Besides linux Servers, what other servers we can able to issue , renew and revoke the Certificates using Vault PKI. I was not able to find these details in documentation anywhere…
Do they support issuing, renewing and revoking certs on below servers / platforms as well ?
DB’s such as Oracle, Couchdb, Postgres. mongodb
Windows servers, vcenter server, vsphere hosts
Kafka, Openshift (redhat), Network Appliances such as (F5, Netscaler), Storage Nodes (Netapp)
Cert is a cert it isn’t OS bound. There are many many different certs but you can use openssl (for example) to convert or manipulate certs into other formats.
You can use the Vault API from any client you wish, again not OS bound.
You can use the Vault CLI from the OSs that they have been published to or you can take the code from github and compile it on any machine that has a go-lang compiler.
You need “A” backend storage solution to even start Vault (excluding dev mode which is in-memory only); Raft (aka integrated storage) is one of those options.
On my client server, generated private key and CSR File to submit.

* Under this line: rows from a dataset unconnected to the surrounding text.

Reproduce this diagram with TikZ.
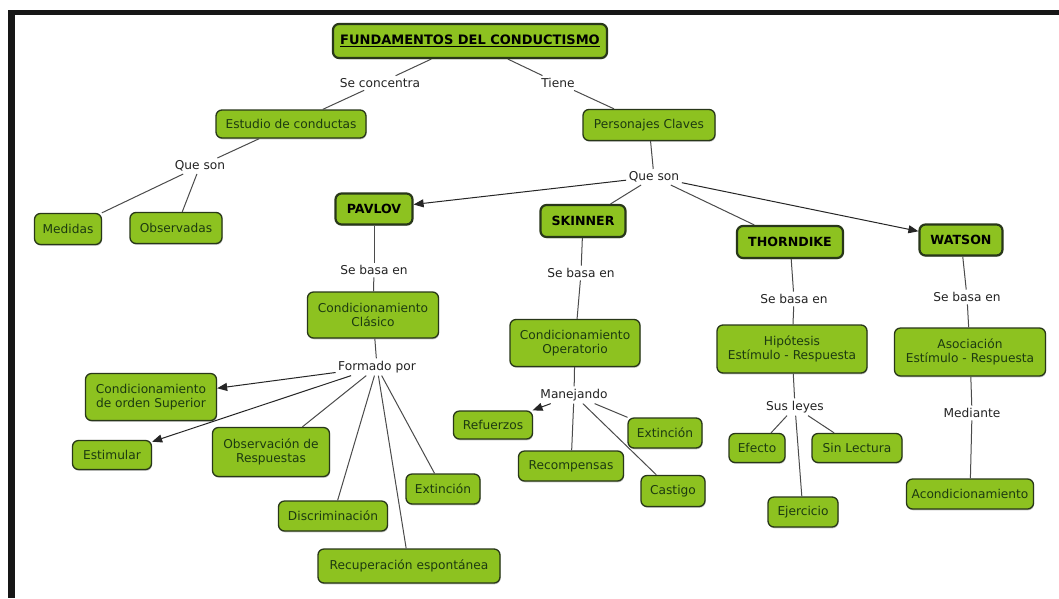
\documentclass[tikz,border=0pt]{standalone}
\usepackage{fontspec}
\setmainfont{DejaVu Sans}
\usetikzlibrary{arrows.meta,shadows}
\definecolor{boxgreen}{RGB}{141,194,32}
\definecolor{boxline}{RGB}{40,55,25}
\definecolor{boxtext}{RGB}{28,58,16}
\definecolor{linkgray}{RGB}{75,75,75}
\definecolor{labeltext}{RGB}{35,35,35}
\definecolor{framecol}{RGB}{22,22,22}
\begin{document}
\begin{tikzpicture}[x=1pt,y=-1pt,
 concept/.style={draw=boxline, line width=1.3pt, fill=boxgreen, rounded corners=6pt,
   text=boxtext, font=\fontsize{12.2}{14}\selectfont, align=center, inner sep=0pt,
   drop shadow={shadow xshift=0.6pt, shadow yshift=-1.3pt, opacity=0.45}},
 keynode/.style={concept, line width=2.2pt, text=black, font=\bfseries\fontsize{12.6}{14}\selectfont},
 link/.style={text=labeltext, font=\fontsize{12.2}{14}\selectfont, inner sep=2.5pt},
 conn/.style={draw=linkgray, line width=1pt},
 arr/.style={draw=black!85, line width=1pt, -{Triangle[length=10pt,width=8pt]}}
]
\useasboundingbox (0,0) rectangle (1059,598);
\fill[white] (0,0) rectangle (1059,598);
% frame
\fill[framecol] (8,10) rectangle (1059,15);
\fill[framecol] (8,10) rectangle (15,598);

% nodes
\node[keynode, minimum width=274, minimum height=34, font=\bfseries\fontsize{13}{15}\selectfont] (fund) at (470,41) {\underline{FUNDAMENTOS DEL CONDUCTISMO}};
\node[link] (conc) at (380,83) {Se concentra};
\node[link] (tiene) at (558,83) {Tiene};
\node[concept, minimum width=150, minimum height=28] (estudio) at (291,124) {Estudio de conductas};
\node[concept, minimum width=132, minimum height=31] (pers) at (649,125) {Personajes Claves};
\node[link] (qsl) at (200,166) {Que son};
\node[link] (qsr) at (654,177) {Que son};
\node[concept, minimum width=67, minimum height=31] (medidas) at (68,229) {Medidas};
\node[concept, minimum width=92, minimum height=31] (observadas) at (176,228) {Observadas};

\node[keynode, minimum width=77, minimum height=31] (pavlov) at (374,209) {PAVLOV};
\node[keynode, minimum width=85, minimum height=32] (skinner) at (583,221) {SKINNER};
\node[keynode, minimum width=106, minimum height=32] (thorn) at (790,242) {THORNDIKE};
\node[keynode, minimum width=83, minimum height=31] (watson) at (961,240) {WATSON};

\node[link] (sbp) at (374,270) {Se basa en};
\node[link] (sbs) at (581,273) {Se basa en};
\node[link] (sbt) at (794,299) {Se basa en};
\node[link] (sbw) at (967,297) {Se basa en};

\node[concept, minimum width=131, minimum height=46] (clasico) at (373,315) {Condicionamiento\\Clásico};
\node[concept, minimum width=130, minimum height=47] (operat) at (575,343) {Condicionamiento\\Operatorio};
\node[concept, minimum width=150, minimum height=48] (hipot) at (792,349) {Hipótesis\\Estímulo - Respuesta};
\node[concept, minimum width=151, minimum height=48] (asoc) at (970,352) {Asociación\\Estímulo - Respuesta};

\node[link] (formado) at (377,367) {Formado por};
\node[concept, minimum width=131, minimum height=47] (superior) at (151,397) {Condicionamiento\\de orden Superior};
\node[concept, minimum width=79, minimum height=29] (estimular) at (112,455) {Estimular};
\node[concept, minimum width=117, minimum height=49] (observ) at (271,452) {Observación de\\Respuestas};
\node[concept, minimum width=74, minimum height=30] (extp) at (443,489) {Extinción};
\node[concept, minimum width=109, minimum height=30] (discr) at (333,516) {Discriminación};
\node[concept, minimum width=182, minimum height=34] (recup) at (409,566) {Recuperación espontánea};

\node[link] (manej) at (574,395) {Manejando};
\node[concept, minimum width=79, minimum height=28] (refuerzos) at (493,425) {Refuerzos};
\node[concept, minimum width=74, minimum height=30] (exts) at (665,433) {Extinción};
\node[concept, minimum width=105, minimum height=30] (recomp) at (571,466) {Recompensas};
\node[concept, minimum width=64, minimum height=31] (castigo) at (673,491) {Castigo};

\node[link] (leyes) at (795,407) {Sus leyes};
\node[concept, minimum width=56, minimum height=29] (efecto) at (757,448) {Efecto};
\node[concept, minimum width=90, minimum height=29] (sinlect) at (857,448) {Sin Lectura};
\node[concept, minimum width=70, minimum height=30] (ejerc) at (803,512) {Ejercicio};

\node[link] (mediante) at (972,413) {Mediante};
\node[concept, minimum width=127, minimum height=30] (acond) at (970,494) {Acondicionamiento};

% connectors
\draw[conn] (fund) -- (conc);
\draw[conn] (conc) -- (estudio);
\draw[conn] (fund) -- (tiene);
\draw[conn] (tiene) -- (pers);
\draw[conn] (estudio) -- (qsl);
\draw[conn] (qsl) -- (medidas);
\draw[conn] (qsl) -- (observadas);
\draw[conn] (pers) -- (qsr);
\draw[arr] (qsr) -- (pavlov);
\draw[conn] (qsr) -- (skinner);
\draw[conn] (qsr) -- (thorn);
\draw[arr] (qsr) -- (watson);

\draw[conn] (pavlov) -- (sbp);
\draw[conn] (sbp) -- (clasico);
\draw[conn] (skinner) -- (sbs);
\draw[conn] (sbs) -- (operat);
\draw[conn] (thorn) -- (sbt);
\draw[conn] (sbt) -- (hipot);
\draw[conn] (watson) -- (sbw);
\draw[conn] (sbw) -- (asoc);

\draw[conn] (clasico) -- (formado);
\draw[arr] (formado) -- (superior);
\draw[arr] (formado) -- (estimular);
\draw[conn] (formado) -- (observ);
\draw[conn] (formado) -- (discr);
\draw[conn] (formado) -- (recup);
\draw[conn] (formado) -- (extp);

\draw[conn] (operat) -- (manej);
\draw[arr] (manej) -- (refuerzos);
\draw[conn] (manej) -- (recomp);
\draw[conn] (manej) -- (exts);
\draw[conn] (manej) -- (castigo);

\draw[conn] (hipot) -- (leyes);
\draw[conn] (leyes) -- (efecto);
\draw[conn] (leyes) -- (sinlect);
\draw[conn] (leyes) -- (ejerc);

\draw[conn] (asoc) -- (mediante);
\draw[conn] (mediante) -- (acond);
\end{tikzpicture}
\end{document}
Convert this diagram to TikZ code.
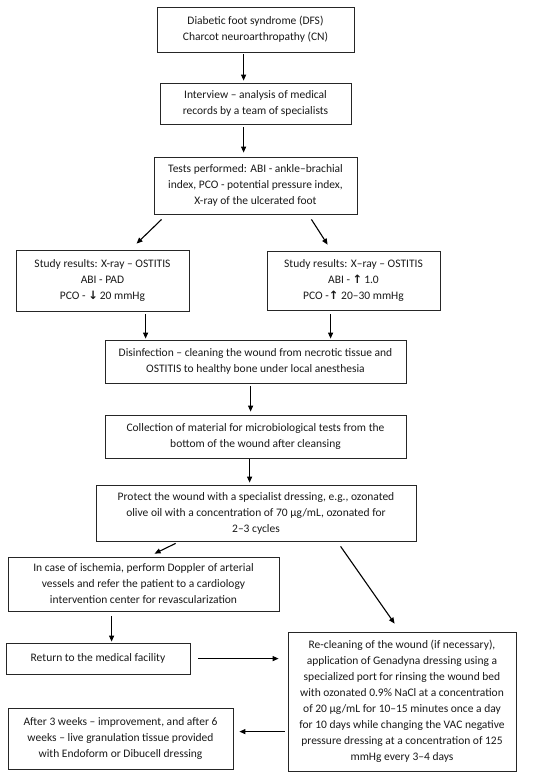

openssl req -new -newkey rsa:2048 -nodes -keyout private.key -out server.csr
Can I able to use the server.csr to issue the cert for this server via Vault PKI. I dont want vault to create my private key. we have scenarios where we want to use client generated private keys and CSR…
Are there commands to add .csr file while generting a cert via Vault API ?
Issue #2
I was able to revoke the cert via API, Web UI and also Vault cli.
I was able to see that its revoked on Vault side.
When i check on the Web Server / Client side, I still see that the certificate is showing as valid. It doesnt show its revoked. I tested this in both Firefox and Chrome.
Certificate revocation is harder… For it to work at all, you have to have set up a suitable CRL URL before creating the certificate to be revoked… And even then, Chrome does not use CRLs out of the box at all anyway:
Online (i.e. OCSP and CRL) checks are not, generally, performed by Chrome.
My personal read on the status of certificate revocation today, is that outside of niche use-cases where you control all possible client software, you should just give up on it and use frequently replaced short-lived certificates instead.